縄文時代の日本人とどこかでつながっているのかもしれないアイスマンは、手の中を(あるいは身の中を)全て見せて、
今こそ、本当の眠りについているのかもしれませんね。

・・・・・・・・・・・・・・・・・・・・・・・・・・ 追記 ・・・・・・・・・・・・・・・・・・・・・・・・・・・・
ボルツァーノ欧州アカデミーなどの国際研究チームが胃からDNAを採取、解析して、
ヘリコバクター・ピロリ菌に感染していたことが判明、胃の粘膜の保存状態が悪く、実際に胃潰瘍などを患っていたかは不明であると
8日付の米科学誌「サイエンス」に発表したそうです。
                                        (2016年1月8日 「日本經濟新聞」朝刊)
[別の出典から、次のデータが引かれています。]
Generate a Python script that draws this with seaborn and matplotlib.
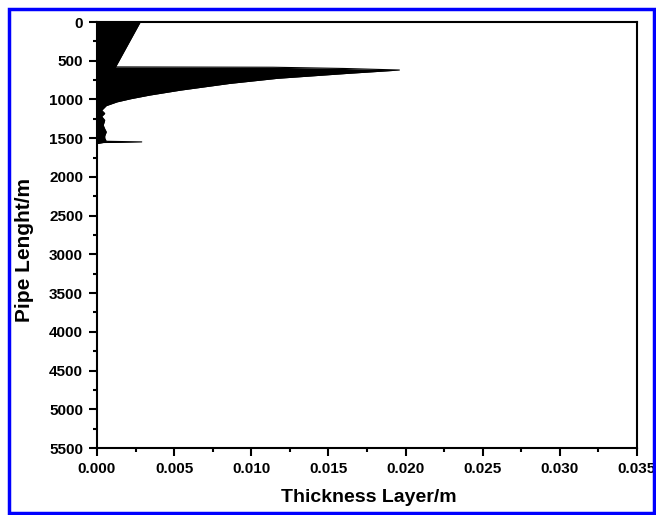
import numpy as np
import pandas as pd
import matplotlib
matplotlib.use("Agg")
import matplotlib.pyplot as plt
from matplotlib.patches import Rectangle
from matplotlib.ticker import MultipleLocator
import seaborn as sns

# Deposit thickness profile along the pipe
depth = [0, 580, 584, 600, 620, 664, 727, 793, 880, 944, 990, 1031, 1080, 1140,
         1180, 1220, 1268, 1332, 1380, 1419, 1470, 1500, 1540, 1548, 1556, 1570]
thickness = [0.0028, 0.0012, 0.0114, 0.0160, 0.0196, 0.0162, 0.0117, 0.0086,
             0.0054, 0.0034, 0.0022, 0.0013, 0.0006, 0.0003, 0.0005, 0.0003,
             0.0005, 0.0004, 0.0005, 0.0006, 0.0005, 0.0005, 0.0006, 0.0029,
             0.0004, 0.0]

x_ticks = [0.000, 0.005, 0.010, 0.015, 0.020, 0.025, 0.030, 0.035]
y_ticks = list(range(0, 5501, 500))

df = pd.DataFrame({"depth": depth, "thickness": thickness})

sns.set_theme(style="ticks")
plt.rcParams["font.family"] = ["Liberation Sans", "DejaVu Sans"]
plt.rcParams["font.weight"] = "bold"
plt.rcParams["text.color"] = "black"
plt.rcParams["axes.labelcolor"] = "black"
plt.rcParams["xtick.color"] = "black"
plt.rcParams["ytick.color"] = "black"

fig = plt.figure(figsize=(6.56, 5.15), dpi=100)
ax = fig.add_axes([97/656, 1-448/515, 540/656, 426/515])

sns.lineplot(data=df, x="thickness", y="depth", orient="y", sort=False,
             color="black", linewidth=0.8, ax=ax, estimator=None)
ax.fill_betweenx(df["depth"], 0, df["thickness"], color="black", linewidth=0)

ax.set_xlim(0, 0.035)
ax.set_ylim(5500, 0)
ax.set_xticks(x_ticks)
ax.set_xticklabels([f"{v:.3f}" for v in x_ticks], fontsize=11, fontweight="bold", color="black")
ax.set_yticks(y_ticks)
ax.set_yticklabels([str(v) for v in y_ticks], fontsize=11, fontweight="bold", color="black")
ax.xaxis.set_minor_locator(MultipleLocator(0.0025))
ax.yaxis.set_minor_locator(MultipleLocator(250))
ax.tick_params(which="major", direction="out", length=6, width=1.5, colors="black", pad=4)
ax.tick_params(which="minor", direction="out", length=3, width=1.5, colors="black")
for s in ax.spines.values():
    s.set_linewidth(1.5)
    s.set_color("black")

ax.set_xlabel("Thickness Layer/m", fontsize=14, fontweight="bold", color="black")
ax.set_ylabel("Pipe Lenght/m", fontsize=15, fontweight="bold", color="black")
ax.xaxis.set_label_coords(0.504, -0.096)
ax.yaxis.set_label_coords(-0.117, 0.465)

fig.patches.append(Rectangle((9/656, 2/515), 645/656, 504/515, transform=fig.transFigure,
                             fill=False, edgecolor="#0000ff", linewidth=2.5, zorder=10))

fig.savefig("out.png", dpi=100)
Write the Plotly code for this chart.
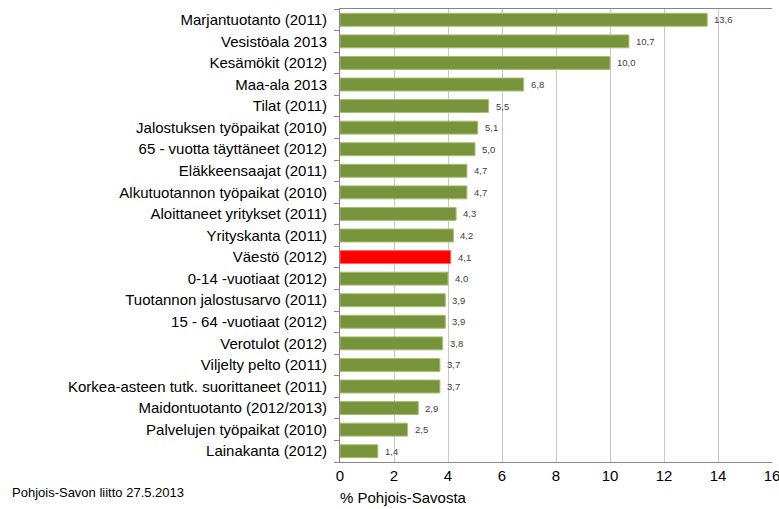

ワイマルでの宰相生活から逃避したゲーテが、「集まった沢山の商人の顔つきはどれもこれも面白かった。
目的のきまった安楽な生活がいかにも生き生きと外面にあらわれている。広場には果物売りの女たちが陣取り・・・」と
一種、羨望すら含むような描写をした市場のあるエルベ広場で、5時半から30分のフリータイムが取られました。



エルベ広場のネプチューン噴水


人口10万人の都市である現在のボルツァーノにゲーテの時代を求めるのは無理ですし、
3方を山に囲まれた盆地のボルツァーノは蒸し暑く、冬から夏まで体感した一日の終わりは疲れが先に立つようでしたが、
16Cから第一次世界大戦が終わるまでハプスブルク帝国の支配下にあった時代の面影を残すポルティチ通りなどを散策して、
ドロミテ観光の締めくくりとしました。



エルベ広場に再集合し、ドゥーモや19C終わりに造られた詩人ヴァルター (1170頃−1230頃)像が立つヴァルター広場から
バスに乗り、街の中心から離れた産業地区にあるホテル「FOUR POINTS BY SHERATON」に6時半に到着しました。



ホテル正面の写真は夕食後の8時50分過ぎに撮ったものですが、まだ青空が残っている所にご注目ください!

  

南チロル風ほうれん草団子(イタリア語ではもっとしゃれた名前がありそうです)、蒸し焼き魚、アップル・シュトゥーデルが
夕食のメニューでした。
この日は長テーブルでしたので、ワインは横並びになった昨夜と同じYa夫妻とシェアし、
会話は向かい合った(アルコール派ではない)S夫妻、Yo夫妻とご一緒するというフリースタイルな?夕食風景となりました。